A big trap for food truck owners is thinking friendly service alone will keep customers loyal. It will help, but it is not a moat. A smiling crew cannot protect you when another truck parks closer to the lunch crowd, posts on Instagram before you do, and serves the same style of food in half the time.

A burger truck can have the nicest people in town, but if the line is slow, the menu is too wide, and customers never know where the truck will be, people drift away. In this business, convenience beats charm more often than owners want to admit. If your edge is only “we are nice,” somebody with better systems will take your lunch.

📊 The Core KPI

Repeat Customer Rate: The share of unique customers who buy from your truck more than once in a 30-day period. Formula: repeat customer rate = (customers with 2+ orders in 30 days ÷ total unique customers in 30 days) x 100. For a healthy food truck with regular lunch routes or repeat event stops, 25% to 40% is a solid range. If you are below 20%, your moat is weak and you are mostly buying one-time traffic.

🛑 The Bottleneck

The bottleneck is usually not the food. It is inconsistency. Many food truck owners have a decent menu and solid taste, but they do not show up the same way twice. One week they are at the office park, the next week they are missing because of a last-minute repair, and their social posts go out too late for customers to plan around. That kills habit.

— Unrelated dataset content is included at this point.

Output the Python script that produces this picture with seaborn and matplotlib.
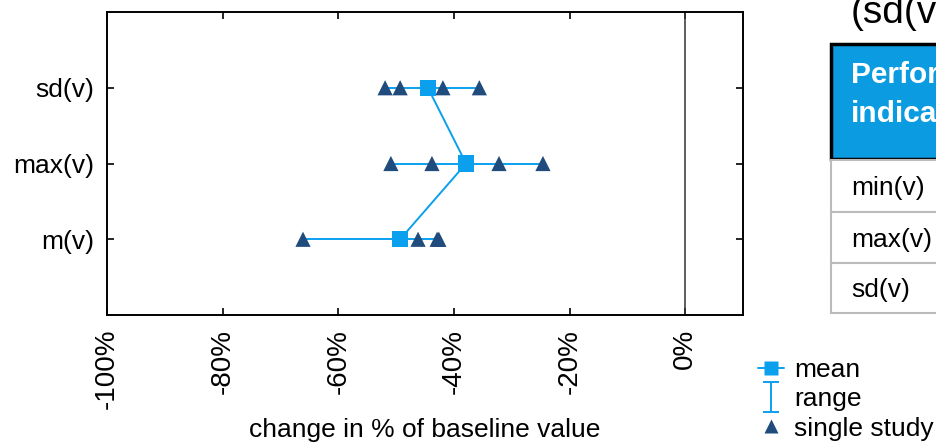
import numpy as np
import pandas as pd
import matplotlib
matplotlib.use("Agg")
import matplotlib.pyplot as plt
from matplotlib.lines import Line2D
from matplotlib.patches import Rectangle
from matplotlib.path import Path
import seaborn as sns

# data (change in % of baseline)
indicators = ["m(v)", "max(v)", "sd(v)"]
ypos = [1, 2, 3]
mean_vals = [-49.3, -37.9, -44.5]
range_min = [-66.1, -50.9, -51.9]
range_max = [-42.6, -24.6, -35.6]
study_m = [-66.1, -46.2, -42.9, -42.6]
study_max = [-50.9, -43.8, -32.2, -24.6]
study_sd = [-51.9, -49.3, -41.9, -35.6]
xticks = [-100, -80, -60, -40, -20, 0]
table_rows = ["min(v)", "max(v)", "sd(v)"]

light_blue = "#0aa0ee"
navy = "#1f4b7d"

sns.set_theme(style="ticks")
plt.rcParams["font.family"] = ["Liberation Sans", "DejaVu Sans"]

studies = pd.DataFrame({
    "change": study_m + study_max + study_sd,
    "pos": [1] * 4 + [2] * 4 + [3] * 4,
})
means = pd.DataFrame({"change": mean_vals, "pos": ypos})

fig = plt.figure(figsize=(9.36, 4.48), dpi=100)
ax = fig.add_axes([107 / 936, 1 - 315 / 448, 636 / 936, 303 / 448])

ax.axvline(0, color="#333333", lw=1.1, zorder=1)

# range bars
xerr = [np.array(mean_vals) - np.array(range_min),
        np.array(range_max) - np.array(mean_vals)]
ax.errorbar(mean_vals, ypos, xerr=xerr, fmt="none", ecolor=light_blue,
            elinewidth=1.4, capsize=3, capthick=1.4, zorder=2)

# line through the means (sd -> max -> m)
order = means.sort_values("pos", ascending=False)
sns.lineplot(data=order, x="change", y="pos", sort=False, color=light_blue,
             lw=1.4, ax=ax, zorder=3)

sns.scatterplot(data=studies, x="change", y="pos", marker="^", s=120,
                color=navy, edgecolor="none", ax=ax, zorder=4)
sns.scatterplot(data=means, x="change", y="pos", marker="s", s=140,
                color=light_blue, edgecolor="none", ax=ax, zorder=5)

ax.set_xlim(-100, 10)
ax.set_ylim(0, 4)
ax.set_xticks(xticks)
ax.set_xticklabels([f"{t}%" for t in xticks], rotation=90, fontsize=20)
ax.set_yticks(ypos)
ax.set_yticklabels(indicators, fontsize=19)
ax.tick_params(direction="in", length=5, width=1.2, top=True, right=True,
               color="black", labelcolor="black")
ax.tick_params(axis="y", pad=9)
ax.tick_params(axis="x", pad=10)
ax.set_xlabel("change in % of baseline value", fontsize=19, labelpad=6,
              color="black")
ax.set_ylabel("")
for sp in ax.spines.values():
    sp.set_color("black")
    sp.set_linewidth(1.4)

# legend
range_marker = Path([(-0.5, 1), (0.5, 1), (0, 1), (0, -1), (-0.5, -1), (0.5, -1)],
                    [Path.MOVETO, Path.LINETO, Path.MOVETO, Path.LINETO,
                     Path.MOVETO, Path.LINETO])
handles = [
    Line2D([], [], color=light_blue, marker="s", markersize=10, lw=1.4,
           markeredgecolor="none"),
    Line2D([], [], color=light_blue, marker=range_marker, markersize=22,
           linestyle="none", markeredgewidth=1.4, fillstyle="none"),
    Line2D([], [], color=navy, marker="^", markersize=10, linestyle="none",
           markeredgecolor="none"),
]
fig.legend(handles, ["mean", "range", "single study"], loc="upper left",
           bbox_to_anchor=(758 / 936, 1 - 358 / 448), frameon=False,
           fontsize=19, handlelength=1.0, handletextpad=0.37,
           labelspacing=0.2, borderpad=0, borderaxespad=0, labelcolor="black")

# cut-off table on the right side of the slide
tab = fig.add_axes([0, 0, 1, 1], zorder=-1)
tab.set_xlim(0, 936)
tab.set_ylim(448, 0)
tab.axis("off")
tab.text(851, 13, "(sd(v))", fontsize=28, va="center", ha="left", color="black")
tab.add_patch(Rectangle((831, 44), 200, 115, facecolor="#0a9be0",
                        edgecolor="black", lw=2.5))
tab.text(851, 75, "Performance", fontsize=21.5, fontweight="bold",
         color="white", va="center", ha="left")
tab.text(851, 114, "indicator", fontsize=21.5, fontweight="bold",
         color="white", va="center", ha="left")
row_top = [160, 212, 263]
row_h = [52, 51, 50]
for lbl, top, h in zip(table_rows, row_top, row_h):
    tab.add_patch(Rectangle((831, top), 200, h, facecolor="white",
                            edgecolor="#bbbbbb", lw=1.5))
    tab.text(851, top + h / 2 + 2, lbl, fontsize=19, va="center", ha="left",
             color="black")

fig.savefig("out.png", dpi=100)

When customers cannot count on where you will be, what you will serve, or how long the wait will be, they stop building you into their routine. A truck can be popular at events and still lose in the long run because it never becomes predictable. In food trucking, predictability is part of the product.

✅ Action Items

1. **Pick one hero offer.** Choose the item people should remember you for, like birria tacos, smash burgers, rice bowls, or lobster rolls. Build the rest of the menu around that.
2. **Map your best routes.** Identify the 5 to 10 spots that bring the most sales, then lock them into a weekly rhythm: office parks, breweries, apartment complexes, industrial parks, or night markets.
3. **Set up pre-orders.** Use Square, Toast, ChowNow, or a simple Google Form tied to text reminders so regulars can order before you arrive.
4. **Create a follower loop.** Post your schedule daily, send SMS alerts before service, and keep your Instagram bio updated with today’s location.
5. **Reduce menu chaos.** Cut low-selling items that slow the line or require special inventory. The faster your line moves, the stronger your moat becomes.
6. **Build repeat hooks.** Add a loyalty punch card, catering discount for repeat offices, or a weekly customer special that rewards regulars without discounting everything.